§ Direction:
Every entry below should be printed exactly, without its images.

§ Data to use:
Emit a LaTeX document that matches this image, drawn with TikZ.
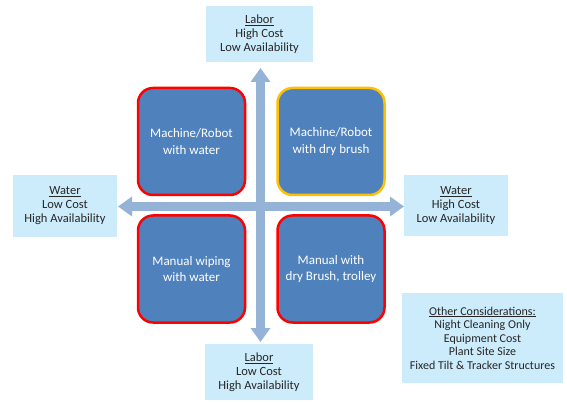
\documentclass[tikz,border=0pt]{standalone}
\usepackage{fontspec}
\setmainfont{Carlito}
\usetikzlibrary{arrows.meta}
\definecolor{qblue}{HTML}{4F81BD}
\definecolor{qred}{HTML}{FF0000}
\definecolor{qorange}{HTML}{FFC000}
\definecolor{axisblue}{HTML}{95B3D7}
\definecolor{lblblue}{HTML}{CCEBFB}
\definecolor{lbltext}{HTML}{262626}
\tikzset{
  quad/.style={draw=qred, line width=2.5pt, fill=qblue, rounded corners=15pt,
    minimum width=107pt, minimum height=107pt, text=white, align=center,
    font=\fontsize{13}{16.5}\selectfont, inner sep=0pt},
  lbl/.style={fill=lblblue, text=lbltext, align=center, font=\fontsize{12.5}{14}\selectfont, inner sep=0pt},
  axis/.style={draw=axisblue, line width=9pt,
    {Triangle[length=14pt 0 0, width=19pt 0 0]}-{Triangle[length=14pt 0 0, width=19pt 0 0]}}
}
\begin{document}
\begin{tikzpicture}[x=1pt,y=-1pt]
\useasboundingbox (0,0) rectangle (567,403);
\fill[white] (0,0) rectangle (567,403);
\coordinate (vt) at (260.5,68);
\coordinate (vb) at (260.5,342);
\coordinate (hl) at (118,206.5);
\coordinate (hr) at (404,206.5);
\draw[axis] (vt) -- (vb);
\draw[axis] (hl) -- (hr);
\node[quad] (tl) at (191.5,141.5) {Machine/Robot\\with water};
\node[quad, draw=qorange] (tr) at (331,141.5) {Machine/Robot\\with dry brush};
\node[quad] (bl) at (191.5,269) {Manual wiping\\with water};
\node[quad] (br) at (331,269) {Manual with\\dry Brush, trolley};
\node[lbl, minimum width=107pt, minimum height=56pt] (top) at (259.5,34) {\underline{Labor}\\High Cost\\Low Availability};
\node[lbl, minimum width=108pt, minimum height=56pt] (bot) at (259,372) {\underline{Labor}\\Low Cost\\High Availability};
\node[lbl, minimum width=104pt, minimum height=62pt] (left) at (65,206) {\underline{Water}\\Low Cost\\High Availability};
\node[lbl, minimum width=104pt, minimum height=61pt] (right) at (456,205.5) {\underline{Water}\\High Cost\\Low Availability};
\node[lbl, minimum width=161pt, minimum height=90pt, font=\fontsize{12}{13.5}\selectfont] (other) at (482.5,338) {\underline{Other Considerations:}\\Night Cleaning Only\\Equipment Cost\\Plant Site Size\\Fixed Tilt \& Tracker Structures};
\end{tikzpicture}
\end{document}
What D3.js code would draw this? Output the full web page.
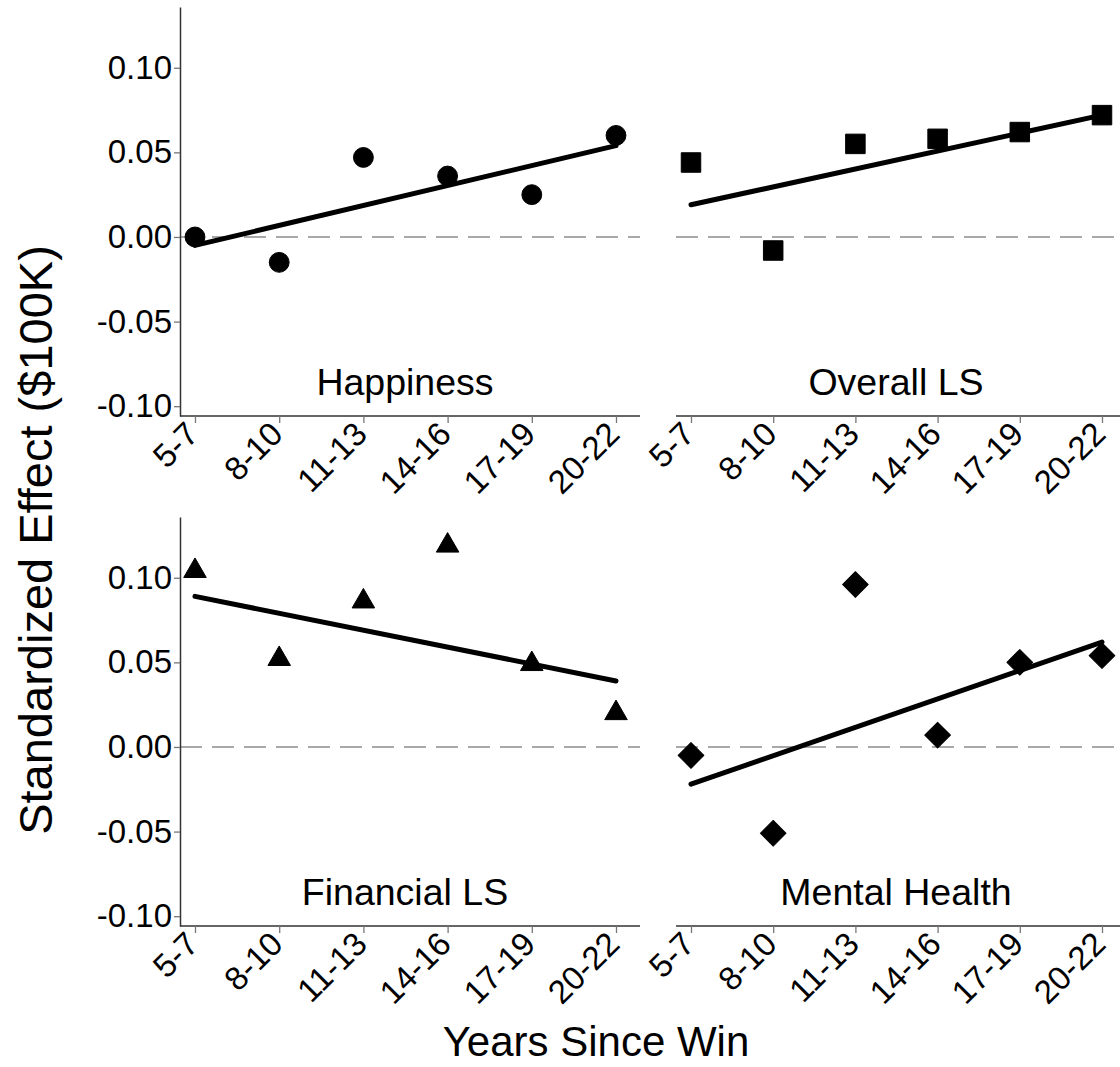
<!DOCTYPE html>
<head>
  <meta charset="utf-8">
  <script src="https://cdn.jsdelivr.net/npm/d3@7"></script>
  <style>
    body { margin: 0; background: #fff; }
    text { font-family: "Liberation Sans", Arial, sans-serif; fill: #000; }
  </style>
</head>
<body>
<svg width="1120" height="1067"></svg>

<script type="text/javascript">

// x categories and y ticks
var categories = ["5-7", "8-10", "11-13", "14-16", "17-19", "20-22"];
var yTicks = [-0.10, -0.05, 0.00, 0.05, 0.10];

// one array per outcome
var panelNames   = ["Happiness", "Overall LS", "Financial LS", "Mental Health"];
var happiness    = [0.000, -0.015, 0.047, 0.036, 0.025, 0.060];
var overallLS    = [0.044, -0.008, 0.055, 0.058, 0.062, 0.072];
var financialLS  = [0.104, 0.052, 0.086, 0.119, 0.049, 0.020];
var mentalHealth = [-0.005, -0.051, 0.096, 0.007, 0.050, 0.054];

// fitted line ends (at 5-7 and at 20-22)
var fitStart = [-0.005, 0.019, 0.089, -0.022];
var fitEnd   = [0.054, 0.072, 0.039, 0.062];

var series = [happiness, overallLS, financialLS, mentalHealth];
var shapes = ["circle", "square", "triangle", "diamond"];

var svg = d3.select("svg");

// two columns, two rows
var cols = [
  { x0: 180, x1: 640, p0: 195, p1: 616, yaxis: true },
  { x0: 676, x1: 1120, p0: 691, p1: 1102, yaxis: false }
];
var rows = [
  { top: 7, bottom: 416 },
  { top: 517, bottom: 926 }
];

var dom = [-0.1058, 0.1359];

function markerPath(shape) {
  if (shape == "circle") return d3.symbol(d3.symbolCircle, 310)();
  if (shape == "square") return d3.symbol(d3.symbolSquare, 380)();
  if (shape == "triangle") return d3.symbol(d3.symbolTriangle, 220)();
  return d3.symbol(d3.symbolSquare, 330)();   // diamond = rotated square
}

series.forEach(function(vals, k) {
  var c = cols[k % 2], r = rows[Math.floor(k / 2)];
  var x = d3.scalePoint().domain(categories).range([c.p0, c.p1]);
  var y = d3.scaleLinear().domain(dom).range([r.bottom, r.top]);
  var g = svg.append("g");

  // zero reference
  g.append("line")
    .attr("x1", c.x0).attr("x2", c.x1)
    .attr("y1", y(0)).attr("y2", y(0))
    .style("stroke", "#8c8c8c").style("stroke-width", 1.5)
    .style("stroke-dasharray", "22,10");

  // x axis
  var xa = g.append("g")
    .attr("transform", "translate(0," + r.bottom + ")")
    .call(d3.axisBottom(x).tickSize(7).tickSizeOuter(0).tickPadding(4));
  xa.select(".domain").attr("d", "M" + c.x0 + ",0H" + c.x1)
    .style("stroke", "#333").style("stroke-width", 1.5);
  xa.selectAll(".tick line").style("stroke", "#777").style("stroke-width", 1.3);
  xa.selectAll(".tick text")
    .style("font-size", "33px").style("fill", "#000")
    .attr("text-anchor", "end")
    .attr("dy", null).attr("y", 0)
    .attr("transform", "translate(5,20) rotate(-45)");

  // y axis on the left column only
  if (c.yaxis) {
    var ya = g.append("g")
      .attr("transform", "translate(" + c.x0 + ",0)")
      .call(d3.axisLeft(y).tickValues(yTicks).tickFormat(d3.format(".2f"))
        .tickSize(6).tickSizeOuter(0).tickPadding(2));
    ya.select(".domain").style("stroke", "#333").style("stroke-width", 1.5);
    ya.selectAll(".tick line").style("stroke", "#777").style("stroke-width", 1.3);
    ya.selectAll(".tick text").style("font-size", "33px").style("fill", "#000")
      .text(function(d) { return d3.format(".2f")(d).replace("−", "-"); });
  }

  // fit line
  g.append("line")
    .attr("x1", x(categories[0])).attr("y1", y(fitStart[k]))
    .attr("x2", x(categories[categories.length - 1])).attr("y2", y(fitEnd[k]))
    .style("stroke", "#000").style("stroke-width", 5)
    .style("stroke-linecap", "round");

  // markers
  g.selectAll("path.mk")
    .data(vals)
    .enter()
    .append("path")
      .attr("class", "mk")
      .attr("d", markerPath(shapes[k]))
      .attr("transform", function(d, i) {
        var t = "translate(" + x(categories[i]) + "," + y(d) + ")";
        return shapes[k] == "diamond" ? t + " rotate(45)" : t;
      })
      .style("fill", "#000").style("stroke", "#000")
      .style("stroke-width", 1).style("stroke-linejoin", "round");

  // panel title
  g.append("text")
    .attr("x", (c.x0 + c.x1) / 2 - (c.yaxis ? 5 : 2))
    .attr("y", r.bottom - 21)
    .attr("text-anchor", "middle")
    .style("font-size", "37.5px")
    .text(panelNames[k]);
});

// axis titles
svg.append("text")
  .attr("transform", "translate(52,540) rotate(-90)")
  .attr("text-anchor", "middle")
  .style("font-size", "47px")
  .text("Standardized Effect ($100K)");

svg.append("text")
  .attr("x", 596).attr("y", 1056)
  .attr("text-anchor", "middle")
  .style("font-size", "42px")
  .text("Years Since Win");

</script>
</body>
</html>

§ Result:
Emit a LaTeX document that matches this image, drawn with TikZ.
\documentclass[tikz,border=0pt]{standalone}
\usepackage{fontspec}
\setmainfont{Carlito}
\usetikzlibrary{arrows.meta}
\definecolor{qblue}{HTML}{4F81BD}
\definecolor{qred}{HTML}{FF0000}
\definecolor{qorange}{HTML}{FFC000}
\definecolor{axisblue}{HTML}{95B3D7}
\definecolor{lblblue}{HTML}{CCEBFB}
\definecolor{lbltext}{HTML}{262626}
\tikzset{
  quad/.style={draw=qred, line width=2.5pt, fill=qblue, rounded corners=15pt,
    minimum width=107pt, minimum height=107pt, text=white, align=center,
    font=\fontsize{13}{16.5}\selectfont, inner sep=0pt},
  lbl/.style={fill=lblblue, text=lbltext, align=center, font=\fontsize{12.5}{14}\selectfont, inner sep=0pt},
  axis/.style={draw=axisblue, line width=9pt,
    {Triangle[length=14pt 0 0, width=19pt 0 0]}-{Triangle[length=14pt 0 0, width=19pt 0 0]}}
}
\begin{document}
\begin{tikzpicture}[x=1pt,y=-1pt]
\useasboundingbox (0,0) rectangle (567,403);
\fill[white] (0,0) rectangle (567,403);
\coordinate (vt) at (260.5,68);
\coordinate (vb) at (260.5,342);
\coordinate (hl) at (118,206.5);
\coordinate (hr) at (404,206.5);
\draw[axis] (vt) -- (vb);
\draw[axis] (hl) -- (hr);
\node[quad] (tl) at (191.5,141.5) {Machine/Robot\\with water};
\node[quad, draw=qorange] (tr) at (331,141.5) {Machine/Robot\\with dry brush};
\node[quad] (bl) at (191.5,269) {Manual wiping\\with water};
\node[quad] (br) at (331,269) {Manual with\\dry Brush, trolley};
\node[lbl, minimum width=107pt, minimum height=56pt] (top) at (259.5,34) {\underline{Labor}\\High Cost\\Low Availability};
\node[lbl, minimum width=108pt, minimum height=56pt] (bot) at (259,372) {\underline{Labor}\\Low Cost\\High Availability};
\node[lbl, minimum width=104pt, minimum height=62pt] (left) at (65,206) {\underline{Water}\\Low Cost\\High Availability};
\node[lbl, minimum width=104pt, minimum height=61pt] (right) at (456,205.5) {\underline{Water}\\High Cost\\Low Availability};
\node[lbl, minimum width=161pt, minimum height=90pt, font=\fontsize{12}{13.5}\selectfont] (other) at (482.5,338) {\underline{Other Considerations:}\\Night Cleaning Only\\Equipment Cost\\Plant Site Size\\Fixed Tilt \& Tracker Structures};
\end{tikzpicture}
\end{document}
What D3.js code would draw this? Output the full web page.
<!DOCTYPE html>
<head>
  <meta charset="utf-8">
  <script src="https://cdn.jsdelivr.net/npm/d3@7"></script>
  <style>
    body { margin: 0; background: #fff; }
    text { font-family: "Liberation Sans", Arial, sans-serif; fill: #000; }
  </style>
</head>
<body>
<svg width="1120" height="1067"></svg>

<script type="text/javascript">

// x categories and y ticks
var categories = ["5-7", "8-10", "11-13", "14-16", "17-19", "20-22"];
var yTicks = [-0.10, -0.05, 0.00, 0.05, 0.10];

// one array per outcome
var panelNames   = ["Happiness", "Overall LS", "Financial LS", "Mental Health"];
var happiness    = [0.000, -0.015, 0.047, 0.036, 0.025, 0.060];
var overallLS    = [0.044, -0.008, 0.055, 0.058, 0.062, 0.072];
var financialLS  = [0.104, 0.052, 0.086, 0.119, 0.049, 0.020];
var mentalHealth = [-0.005, -0.051, 0.096, 0.007, 0.050, 0.054];

// fitted line ends (at 5-7 and at 20-22)
var fitStart = [-0.005, 0.019, 0.089, -0.022];
var fitEnd   = [0.054, 0.072, 0.039, 0.062];

var series = [happiness, overallLS, financialLS, mentalHealth];
var shapes = ["circle", "square", "triangle", "diamond"];

var svg = d3.select("svg");

// two columns, two rows
var cols = [
  { x0: 180, x1: 640, p0: 195, p1: 616, yaxis: true },
  { x0: 676, x1: 1120, p0: 691, p1: 1102, yaxis: false }
];
var rows = [
  { top: 7, bottom: 416 },
  { top: 517, bottom: 926 }
];

var dom = [-0.1058, 0.1359];

function markerPath(shape) {
  if (shape == "circle") return d3.symbol(d3.symbolCircle, 310)();
  if (shape == "square") return d3.symbol(d3.symbolSquare, 380)();
  if (shape == "triangle") return d3.symbol(d3.symbolTriangle, 220)();
  return d3.symbol(d3.symbolSquare, 330)();   // diamond = rotated square
}

series.forEach(function(vals, k) {
  var c = cols[k % 2], r = rows[Math.floor(k / 2)];
  var x = d3.scalePoint().domain(categories).range([c.p0, c.p1]);
  var y = d3.scaleLinear().domain(dom).range([r.bottom, r.top]);
  var g = svg.append("g");

  // zero reference
  g.append("line")
    .attr("x1", c.x0).attr("x2", c.x1)
    .attr("y1", y(0)).attr("y2", y(0))
    .style("stroke", "#8c8c8c").style("stroke-width", 1.5)
    .style("stroke-dasharray", "22,10");

  // x axis
  var xa = g.append("g")
    .attr("transform", "translate(0," + r.bottom + ")")
    .call(d3.axisBottom(x).tickSize(7).tickSizeOuter(0).tickPadding(4));
  xa.select(".domain").attr("d", "M" + c.x0 + ",0H" + c.x1)
    .style("stroke", "#333").style("stroke-width", 1.5);
  xa.selectAll(".tick line").style("stroke", "#777").style("stroke-width", 1.3);
  xa.selectAll(".tick text")
    .style("font-size", "33px").style("fill", "#000")
    .attr("text-anchor", "end")
    .attr("dy", null).attr("y", 0)
    .attr("transform", "translate(5,20) rotate(-45)");

  // y axis on the left column only
  if (c.yaxis) {
    var ya = g.append("g")
      .attr("transform", "translate(" + c.x0 + ",0)")
      .call(d3.axisLeft(y).tickValues(yTicks).tickFormat(d3.format(".2f"))
        .tickSize(6).tickSizeOuter(0).tickPadding(2));
    ya.select(".domain").style("stroke", "#333").style("stroke-width", 1.5);
    ya.selectAll(".tick line").style("stroke", "#777").style("stroke-width", 1.3);
    ya.selectAll(".tick text").style("font-size", "33px").style("fill", "#000")
      .text(function(d) { return d3.format(".2f")(d).replace("−", "-"); });
  }

  // fit line
  g.append("line")
    .attr("x1", x(categories[0])).attr("y1", y(fitStart[k]))
    .attr("x2", x(categories[categories.length - 1])).attr("y2", y(fitEnd[k]))
    .style("stroke", "#000").style("stroke-width", 5)
    .style("stroke-linecap", "round");

  // markers
  g.selectAll("path.mk")
    .data(vals)
    .enter()
    .append("path")
      .attr("class", "mk")
      .attr("d", markerPath(shapes[k]))
      .attr("transform", function(d, i) {
        var t = "translate(" + x(categories[i]) + "," + y(d) + ")";
        return shapes[k] == "diamond" ? t + " rotate(45)" : t;
      })
      .style("fill", "#000").style("stroke", "#000")
      .style("stroke-width", 1).style("stroke-linejoin", "round");

  // panel title
  g.append("text")
    .attr("x", (c.x0 + c.x1) / 2 - (c.yaxis ? 5 : 2))
    .attr("y", r.bottom - 21)
    .attr("text-anchor", "middle")
    .style("font-size", "37.5px")
    .text(panelNames[k]);
});

// axis titles
svg.append("text")
  .attr("transform", "translate(52,540) rotate(-90)")
  .attr("text-anchor", "middle")
  .style("font-size", "47px")
  .text("Standardized Effect ($100K)");

svg.append("text")
  .attr("x", 596).attr("y", 1056)
  .attr("text-anchor", "middle")
  .style("font-size", "42px")
  .text("Years Since Win");

</script>
</body>
</html>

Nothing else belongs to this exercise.